Here I attempt to summarize the points laid out in Gary Drescher's Good and Real: Demystifying Paradoxes from Physics to Ethics (discussed previously on Less Wrong), chapter 3, which explores the apparent flow of time and gives a reductionist account of it. To [...] What follows is a restating of the essential points and the arguments behind them in my own words, which I hope to make faithful to the text. It's long, but a lot shorter than reading the chapter, a lot cheaper than buying the book, and a lot less subjuntively self-defeating than pirating it.

The focus of the chapter is to solve three interrelated paradoxes: If the laws of physics are time-symmetric:

1) Why does entropy increase in only one direction?

2) Why do we perceive a directional flow of time?

3) Why do we remember the past but not the future?

Starting from the first: why does entropy -- the total disorder in the universe -- increase asymmetrically? To answer, start with a simple case: the billiard ball simulation, where balls have a velocity and position and inelastically bounce off each other as per the standard equations predicated on the (time-symmetric) conservation of linear momentum. For a good example of entropy's increase, let's initialize it with a non-uniformity: there will be a few large, fast balls, and many small, slow balls.

What happens? Well, as time goes by, they bounce off each other, and the larger balls transfer their momentum to balls with less. We see the standard increase in entropy as time increases. So if you were to watch a video of the simulation in action, there would be telltale signs of which is the positive and which is the negative direction: in the positive direction, large balls would plow through groups of smaller balls, leaving a "wake" during which it increases their speeds. But if we watch it in reverse, going back to the start, entropy, of course, decreases: highly-ordered wakes spontaneously form before the large balls go into them.
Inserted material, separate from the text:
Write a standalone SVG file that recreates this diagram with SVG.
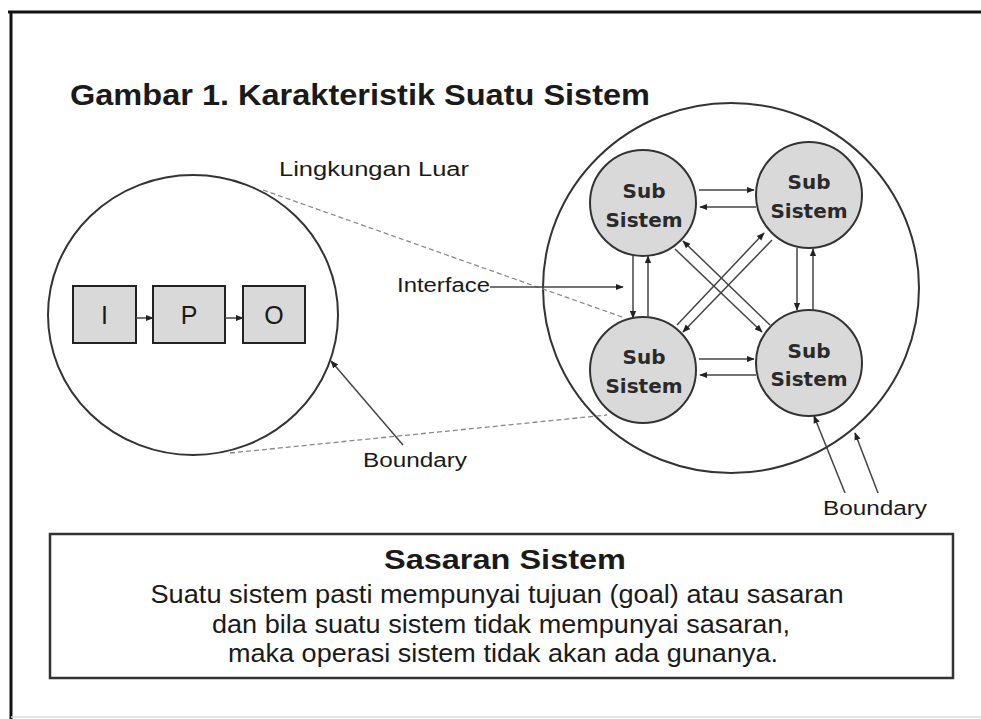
<svg xmlns="http://www.w3.org/2000/svg" width="981" height="719" viewBox="0 0 981 719">
<style>
.t{font-family:"Liberation Sans",Arial,sans-serif;fill:#1a1a1a}
.b{font-weight:bold}
.sub{font-family:"DejaVu Sans",Verdana,sans-serif;font-weight:bold;font-size:20px;fill:#2a2a2a;text-anchor:middle}
.ss{fill:#d9d9d9;stroke:#333;stroke-width:2}
.box{fill:#d9d9d9;stroke:#222;stroke-width:2}
.ln{stroke:#444;stroke-width:1.5;fill:none}
.dash{stroke:#888;stroke-width:1.3;stroke-dasharray:5 3;fill:none}
.ring{fill:none;stroke:#333;stroke-width:2}
</style>
<defs>
<marker id="ah" viewBox="0 0 10 10" refX="9" refY="5" markerWidth="8" markerHeight="8" markerUnits="userSpaceOnUse" orient="auto">
<path d="M0,1 L10,5 L0,9 z" fill="#222"/>
</marker>
</defs>
<rect width="981" height="719" fill="#fff"/>
<!-- frame -->
<line x1="8" y1="12" x2="981" y2="12" stroke="#111" stroke-width="3"/>
<line x1="11" y1="11" x2="11" y2="719" stroke="#111" stroke-width="3"/>
<line x1="11" y1="717" x2="981" y2="717" stroke="#ddd" stroke-width="1.5"/>

<text class="t b" x="70" y="105" font-size="30" textLength="580" lengthAdjust="spacingAndGlyphs">Gambar 1. Karakteristik Suatu Sistem</text>

<g id="lingkungan"><text class="t" x="279" y="176" font-size="20" textLength="190" lengthAdjust="spacingAndGlyphs">Lingkungan Luar</text></g>

<g id="system-left">
<ellipse class="ring" cx="193" cy="315" rx="145" ry="140"/>
</g>
<g id="node-I"><rect class="box" x="73" y="286" width="63" height="57"/><text class="t" x="104.5" y="324" font-size="25" text-anchor="middle">I</text></g>
<g id="node-P"><rect class="box" x="153" y="286" width="72" height="57"/><text class="t" x="189" y="324" font-size="25" text-anchor="middle">P</text></g>
<g id="node-O"><rect class="box" x="243" y="286" width="62" height="57"/><text class="t" x="274" y="324" font-size="25" text-anchor="middle">O</text></g>

<g id="system-right">
<ellipse class="ring" cx="731" cy="288" rx="188" ry="185"/>
</g>
<g id="sub-tl"><circle class="ss" cx="643" cy="203" r="53"/><text class="sub" x="644" y="198">Sub</text><text class="sub" x="644" y="227">Sistem</text></g>
<g id="sub-tr"><circle class="ss" cx="809" cy="195" r="53"/><text class="sub" x="809" y="189">Sub</text><text class="sub" x="809" y="218">Sistem</text></g>
<g id="sub-bl"><circle class="ss" cx="643" cy="370" r="53"/><text class="sub" x="644" y="364">Sub</text><text class="sub" x="644" y="393">Sistem</text></g>
<g id="sub-br"><circle class="ss" cx="809" cy="363" r="53"/><text class="sub" x="809" y="358">Sub</text><text class="sub" x="809" y="386">Sistem</text></g>

<g id="labels">
<text class="t" x="397" y="292" font-size="20" textLength="93" lengthAdjust="spacingAndGlyphs">Interface</text>
<text class="t" x="363" y="467" font-size="20" textLength="104" lengthAdjust="spacingAndGlyphs">Boundary</text>
<text class="t" x="823" y="515" font-size="20" textLength="104" lengthAdjust="spacingAndGlyphs">Boundary</text>
</g>

<g id="connectors">
<line class="ln" x1="136" y1="318" x2="153" y2="318" marker-end="url(#ah)"/>
<line class="ln" x1="225" y1="318" x2="243" y2="318" marker-end="url(#ah)"/>
<line class="dash" x1="263" y1="190" x2="625" y2="318"/>
<line class="dash" x1="230" y1="453" x2="607" y2="415"/>
<line class="ln" x1="490" y1="287" x2="623" y2="287" marker-end="url(#ah)"/>
<line class="ln" x1="403" y1="445" x2="331" y2="361" marker-end="url(#ah)"/>
<line class="ln" x1="845" y1="493" x2="814" y2="416" marker-end="url(#ah)"/>
<line class="ln" x1="878" y1="493" x2="855" y2="433" marker-end="url(#ah)"/>
<!-- horizontal -->
<line class="ln" x1="699" y1="190" x2="754" y2="190" marker-end="url(#ah)"/>
<line class="ln" x1="756" y1="207" x2="700" y2="207" marker-end="url(#ah)"/>
<line class="ln" x1="699" y1="359" x2="754" y2="359" marker-end="url(#ah)"/>
<line class="ln" x1="756" y1="375" x2="700" y2="375" marker-end="url(#ah)"/>
<!-- vertical -->
<line class="ln" x1="633" y1="255" x2="633" y2="318" marker-end="url(#ah)"/>
<line class="ln" x1="648" y1="318" x2="648" y2="256" marker-end="url(#ah)"/>
<line class="ln" x1="797" y1="248" x2="797" y2="310" marker-end="url(#ah)"/>
<line class="ln" x1="813" y1="311" x2="813" y2="249" marker-end="url(#ah)"/>
<!-- diagonals -->
<line class="ln" x1="770" y1="325" x2="683" y2="241" marker-end="url(#ah)"/>
<line class="ln" x1="675" y1="249" x2="762" y2="332" marker-end="url(#ah)"/>
<line class="ln" x1="677" y1="325" x2="764" y2="233" marker-end="url(#ah)"/>
<line class="ln" x1="772" y1="240" x2="683" y2="332" marker-end="url(#ah)"/>
</g>

<g id="sasaran">
<rect x="50" y="534" width="903" height="144" fill="#fff" stroke="#333" stroke-width="2.5"/>
<text class="t b" x="505" y="569" font-size="28" text-anchor="middle" textLength="242" lengthAdjust="spacingAndGlyphs">Sasaran Sistem</text>
<text class="t" x="497" y="603" font-size="25" text-anchor="middle" textLength="693" lengthAdjust="spacingAndGlyphs">Suatu sistem pasti mempunyai tujuan (goal) atau sasaran</text>
<text class="t" x="501" y="633" font-size="25" text-anchor="middle" textLength="578" lengthAdjust="spacingAndGlyphs">dan bila suatu sistem tidak mempunyai sasaran,</text>
<text class="t" x="503" y="662" font-size="25" text-anchor="middle" textLength="550" lengthAdjust="spacingAndGlyphs">maka operasi sistem tidak akan ada gunanya.</text>
</g>
</svg>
Hence, the asymmetry: entropy increases in only one direction.

The mystery dissolves when you consider what happens when you continue to view the simulation backwards, and proceed through the initial time, onward to t= -1, -2, -3, ... . You see the exact same thing happen going in the direction of negative time from t=0. So, we see our confusion: entropy does not increase in just the positive direction: it increases as you move away from zero, even if that direction isn't positive.
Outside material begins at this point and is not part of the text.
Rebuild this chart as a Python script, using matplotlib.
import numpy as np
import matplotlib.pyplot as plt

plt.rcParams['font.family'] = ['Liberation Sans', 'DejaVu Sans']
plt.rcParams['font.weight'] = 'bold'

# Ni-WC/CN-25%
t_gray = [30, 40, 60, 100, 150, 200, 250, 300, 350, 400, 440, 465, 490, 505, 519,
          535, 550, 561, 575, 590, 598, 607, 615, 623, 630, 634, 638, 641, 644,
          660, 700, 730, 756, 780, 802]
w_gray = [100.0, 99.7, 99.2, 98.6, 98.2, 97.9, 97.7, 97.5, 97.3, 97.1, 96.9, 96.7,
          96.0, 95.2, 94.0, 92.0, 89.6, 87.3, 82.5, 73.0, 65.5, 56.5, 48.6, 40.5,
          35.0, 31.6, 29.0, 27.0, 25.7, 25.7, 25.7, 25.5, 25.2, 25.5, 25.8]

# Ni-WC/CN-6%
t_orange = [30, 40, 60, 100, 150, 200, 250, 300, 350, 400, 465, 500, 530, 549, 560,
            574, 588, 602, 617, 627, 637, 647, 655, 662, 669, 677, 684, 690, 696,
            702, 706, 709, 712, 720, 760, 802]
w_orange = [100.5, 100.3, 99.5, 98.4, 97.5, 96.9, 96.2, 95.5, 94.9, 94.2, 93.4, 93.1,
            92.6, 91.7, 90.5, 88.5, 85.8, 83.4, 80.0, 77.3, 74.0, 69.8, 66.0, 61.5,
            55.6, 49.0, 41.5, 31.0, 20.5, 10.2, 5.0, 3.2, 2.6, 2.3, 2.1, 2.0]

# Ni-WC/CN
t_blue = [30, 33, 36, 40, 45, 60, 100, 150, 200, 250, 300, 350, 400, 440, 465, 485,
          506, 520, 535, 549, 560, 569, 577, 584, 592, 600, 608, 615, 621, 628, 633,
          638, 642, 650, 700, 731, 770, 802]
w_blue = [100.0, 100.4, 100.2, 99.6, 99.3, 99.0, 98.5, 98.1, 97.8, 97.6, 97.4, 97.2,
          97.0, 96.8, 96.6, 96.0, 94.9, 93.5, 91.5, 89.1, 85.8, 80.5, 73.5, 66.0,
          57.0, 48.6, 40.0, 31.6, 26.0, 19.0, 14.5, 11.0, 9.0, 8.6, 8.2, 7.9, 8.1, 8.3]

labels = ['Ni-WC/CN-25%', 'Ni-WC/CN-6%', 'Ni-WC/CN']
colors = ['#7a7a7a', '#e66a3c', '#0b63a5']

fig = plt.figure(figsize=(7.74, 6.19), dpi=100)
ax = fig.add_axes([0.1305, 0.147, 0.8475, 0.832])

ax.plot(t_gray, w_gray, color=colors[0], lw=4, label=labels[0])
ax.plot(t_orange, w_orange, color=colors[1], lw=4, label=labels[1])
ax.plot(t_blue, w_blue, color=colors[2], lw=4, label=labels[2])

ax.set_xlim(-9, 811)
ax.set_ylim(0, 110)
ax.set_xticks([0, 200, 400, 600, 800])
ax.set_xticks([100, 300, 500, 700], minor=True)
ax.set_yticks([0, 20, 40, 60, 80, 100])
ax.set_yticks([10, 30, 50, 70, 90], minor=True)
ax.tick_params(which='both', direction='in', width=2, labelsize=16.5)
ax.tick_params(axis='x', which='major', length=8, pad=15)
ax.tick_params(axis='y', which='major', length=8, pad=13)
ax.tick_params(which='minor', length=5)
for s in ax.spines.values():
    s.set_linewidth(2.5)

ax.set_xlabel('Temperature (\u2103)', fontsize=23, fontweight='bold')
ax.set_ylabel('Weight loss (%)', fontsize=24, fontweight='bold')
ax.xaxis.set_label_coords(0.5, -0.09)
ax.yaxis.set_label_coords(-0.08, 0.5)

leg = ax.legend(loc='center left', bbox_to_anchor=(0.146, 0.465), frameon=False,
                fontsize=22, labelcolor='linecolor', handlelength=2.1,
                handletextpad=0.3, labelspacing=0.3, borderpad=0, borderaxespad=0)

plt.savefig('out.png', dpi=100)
So, we need to reframe our understanding: instead of thinking in terms of positive and negative time directions, we should think in terms of "pastward" and "futureward" directions. Pastward means in the direction of the initial state, and futureward means away from it. Both the sequences t= 1, 2, 3, ... and t= -1, -2, -3, ... go into the future. (Note the parallel here to the reframing of "up" and "down" once your model of the earth goes from flat to round: "down" no longer means a specific vector, but the vector from where you are to the center of the earth. So you change your model of "down" and "up" to "centerward" and "anticenterward" [my terms, not Drescher's], respectively.)

Okay, that gets us a correct statement of the conditions under which entropy increases, but still doesn't say why entropy increases in only the futureward direction. For that, we need to identify what the positive-time futureward direction and the negative-time futureward direction have in common. For one thing, the balls become correlated. Previously (pastwardly), knowing a ball's state did not allow you to infer much about the other balls' states, as the velocities were set independently of one another. But the accumulation of collisions causes the balls to become correlated -- in effect, to share information with each other. [Rephrase to discuss elimination of gradients/exchange of information of all parts of system?...]
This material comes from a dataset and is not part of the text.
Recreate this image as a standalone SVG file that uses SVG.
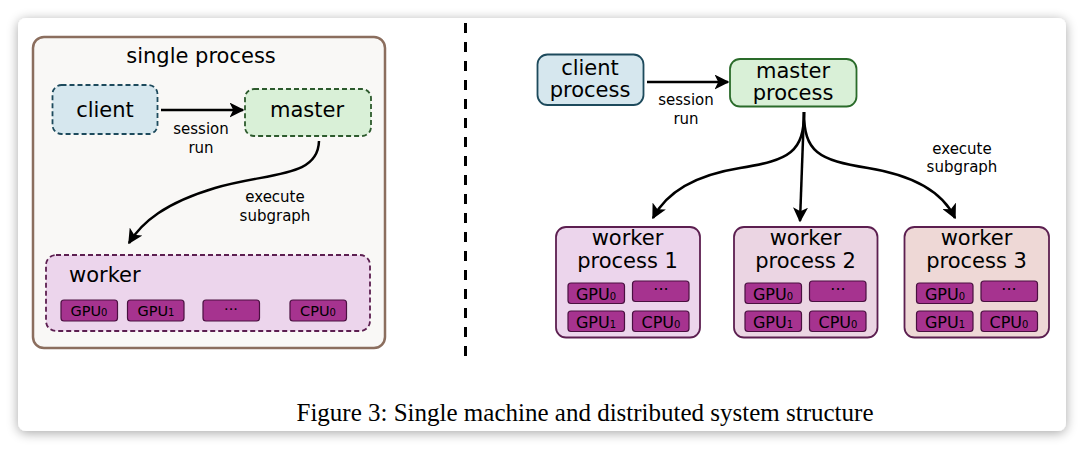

Note that the entropy does not need to increase uniformly: this model still permits local islands of lower entropy in the futureward direction, as long as the total entropy still increases. Consider the "wakes" left by the large balls that were mentioned above. In that case, the large balls will "plow" right through the small balls and leave a (low entropy) wake. (Even as they do this, the large balls transfer momentum to the smaller balls and increase total entropy.) The wakes allow you to identify time's direction: a wake is always located where the large ball was in an immediately pastward state. This relationship also implies that wake contains a "record" of sorts, giving physical form to the information in the current timewise state, regarding a pastward state.

This process is similar to what goes on in the brain. Just as wakes are islands of low entropy containing information about pastward states, so too is your brain an island of low entropy containing information about pastward states. (Life forms are already known to be dissipative systems that maintain an island of low entropy at the cost of a counterbalancing increase elsewhere.) [...]

So it's not that "gee, we notice time goes forward, and we notice that entropy happens to always increase". Rather, the increase of entropy determines what we will identify as the future, since any time slice will only contain versions of ourselves with memories of pastward states.